You're probably not in business if your activity is:
A genuine hobby with no profit motive
Work you do as an employee
A passive investment (like shares you hold for dividends, or a rental property managed by an agent)
A true one-off transaction
Watch out for the hobby-to-business tipping point. A classic example: you start posting how-to videos online for fun, then begin monetising the channel, buying equipment, advertising, setting a content schedule and tracking expenses. At that point, your "side hustle" has likely become a business — with tax obligations to match.
Signs you've crossed into business territory include:
You intend to make a profit, and your activity is big enough to realistically do so
Your activities are repeated and ongoing
You operate in a business-like way — keeping records, advertising to the public, holding licences, using a separate bank account, or having a business plan or ABN
Tip: Knowing when your business officially starts is just as important. Your start date affects which registrations you need, when deductions kick in, and which concessions you can access. Your business generally starts once you've made the decision, acquired the minimum assets needed, and actually begun trading activities. And if your circumstances change in a big way — say a hobby starts earning money — you need to reassess.
Before You Launch: Do Your Homework
Research and planning are the difference between a strong start and an expensive lesson. Before opening the doors:
Talk to people who've done it — other business owners, your industry association, or a trusted adviser
Speak with a registered tax professional (that's where we come in!)
Check the ATO's small business benchmarks to see how businesses in your industry typically perform
Crunch the numbers — what will it cost to start and run the business, and could grants or loans help?
Choose your business structure carefully — it determines how you will pay tax (more on this below)
Understand your record-keeping and registration obligations from day one
The Registrations You May Need
Once you're in business, certain registrations come into play:
ABN (Australian Business Number) — the 11-digit number that identifies your business to government and customers
GST — registration is compulsory once your annual turnover hits $75,000 (or $150,000 for not-for-profits), or immediately if you provide taxi, limousine or ride-sourcing services, or want to claim fuel tax credits
PAYG withholding — required before you pay your first employee
Fringe benefits tax (FBT) — if you provide perks to staff on top of wages
Licences, permits and business insurance relevant to your industry
If you're registered for GST, you'll also need to lodge business activity statements (BAS).

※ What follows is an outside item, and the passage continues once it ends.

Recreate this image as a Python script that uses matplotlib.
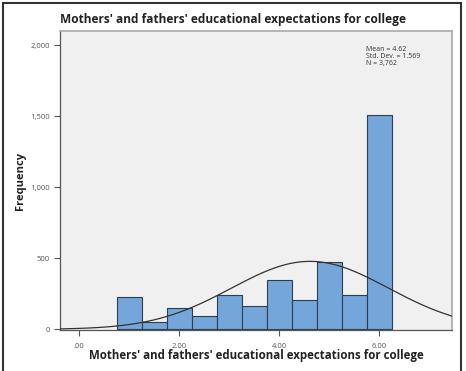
import numpy as np
import matplotlib.pyplot as plt
from matplotlib.patches import Rectangle

# histogram bins (left edges) and counts
bin_left = [0.75, 1.25, 1.75, 2.25, 2.75, 3.25, 3.75, 4.25, 4.75, 5.25, 5.75]
counts = [225, 51, 153, 92, 244, 164, 345, 209, 474, 240, 1510]
bin_w = 0.5

mean = 4.62
sd = 1.569
n = 3762

xticks = [0, 2, 4, 6]
xtick_labels = [".00", "2.00", "4.00", "6.00"]
yticks = [0, 500, 1000, 1500, 2000]
ytick_labels = ["0", "500", "1,000", "1,500", "2,000"]

title = "Mothers' and fathers' educational expectations for college"

plt.rcParams['font.family'] = ['Open Sans', 'DejaVu Sans']

fig = plt.figure(figsize=(4.66, 3.71), dpi=100)
ax = fig.add_axes([60 / 466, 1 - 330 / 371, 392 / 466, 299 / 371])
ax.set_facecolor('#F0F0F0')

ax.bar(bin_left, counts, width=bin_w, align='edge', color='#74A6DA',
       edgecolor='#2E3E52', linewidth=0.8, zorder=2)

# normal curve
xs = np.linspace(-0.38, 7.46, 300)
ys = n * bin_w / (sd * np.sqrt(2 * np.pi)) * np.exp(-0.5 * ((xs - mean) / sd) ** 2)
ax.plot(xs, ys, color='#333333', linewidth=0.9, zorder=3)

ax.set_xlim(-0.38, 7.46)
ax.set_ylim(-5, 2100)
ax.set_xticks(xticks)
ax.set_xticklabels(xtick_labels)
ax.set_yticks(yticks)
ax.set_yticklabels(ytick_labels)
ax.tick_params(labelsize=5.5, colors='#555555', length=4, width=0.8)
ax.tick_params(axis='x', pad=5)

for s in ['left', 'bottom']:
    ax.spines[s].set_color('#555555')
    ax.spines[s].set_linewidth(0.9)
for s in ['top', 'right']:
    ax.spines[s].set_color('#AAAAAA')
    ax.spines[s].set_linewidth(1.2)

ax.set_xlabel(title, fontsize=8.3, fontweight='bold', color='#222222', labelpad=0)
ax.set_ylabel("Frequency", fontsize=8, fontweight='bold', color='#222222')
ax.yaxis.set_label_coords(-34 / 392, 0.5)
fig.text(233 / 466, 1 - 19 / 371, title, ha='center', va='center',
         fontsize=8.6, fontweight='bold', color='#222222')

ax.text(0.78, 0.95, "Mean = %.2f\nStd. Dev. = %.3f\nN = %s" % (mean, sd, format(n, ',')),
        transform=ax.transAxes, ha='left', va='top', fontsize=5,
        color='#333333', linespacing=1.0)

# outer frame around the whole chart
fig.patches.append(Rectangle((3 / 466, -0.05), 458 / 466, 1.05 - 3 / 371, transform=fig.transFigure,
                             fill=False, edgecolor='#333333', linewidth=1.5))

fig.savefig('out.png', dpi=100)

Choosing Your Business Structure
This is one of the biggest decisions you'll make, because it affects your tax, your paperwork and your personal liability. The four common structures in Australia are:
Sole Trader
The simplest and cheapest option. You run the business as an individual, report business income in your personal tax return (no separate business return), and pay tax at your individual rate. The catch: you're personally responsible for all debts and losses. You can employ staff — and must pay their super — but you can't employ yourself. You can, however, make personal super contributions and may claim a deduction for them.
Partnership
Two or more people running a business together and sharing the income or losses. The partnership lodges its own return and has its own TFN and ABN, but it doesn't pay tax itself — each partner pays tax on their share in their personal return. A written partnership agreement isn't legally required, but it's a very smart idea: without one, profits and losses are split equally, and disputes get messy fast.
Company
A separate legal entity, owned by shareholders and run by directors. The company pays tax at the company rate, lodges its own return, and the money it earns belongs to the company — not to you personally. Companies offer some asset protection, but directors can still be personally liable in certain situations (including for some tax and super debts). Every director needs a director ID, and set-up and admin costs are higher than other structures. Be careful using company money or assets for personal purposes — there can be tax consequences.
Trust
A trustee (a person or company) holds and manages assets for the benefit of beneficiaries, usually under a trust deed. The trust lodges its own return showing how income was distributed, and generally the beneficiaries pay tax on what they receive. Trust losses can't be passed on to beneficiaries, though the trust may carry them forward against future income.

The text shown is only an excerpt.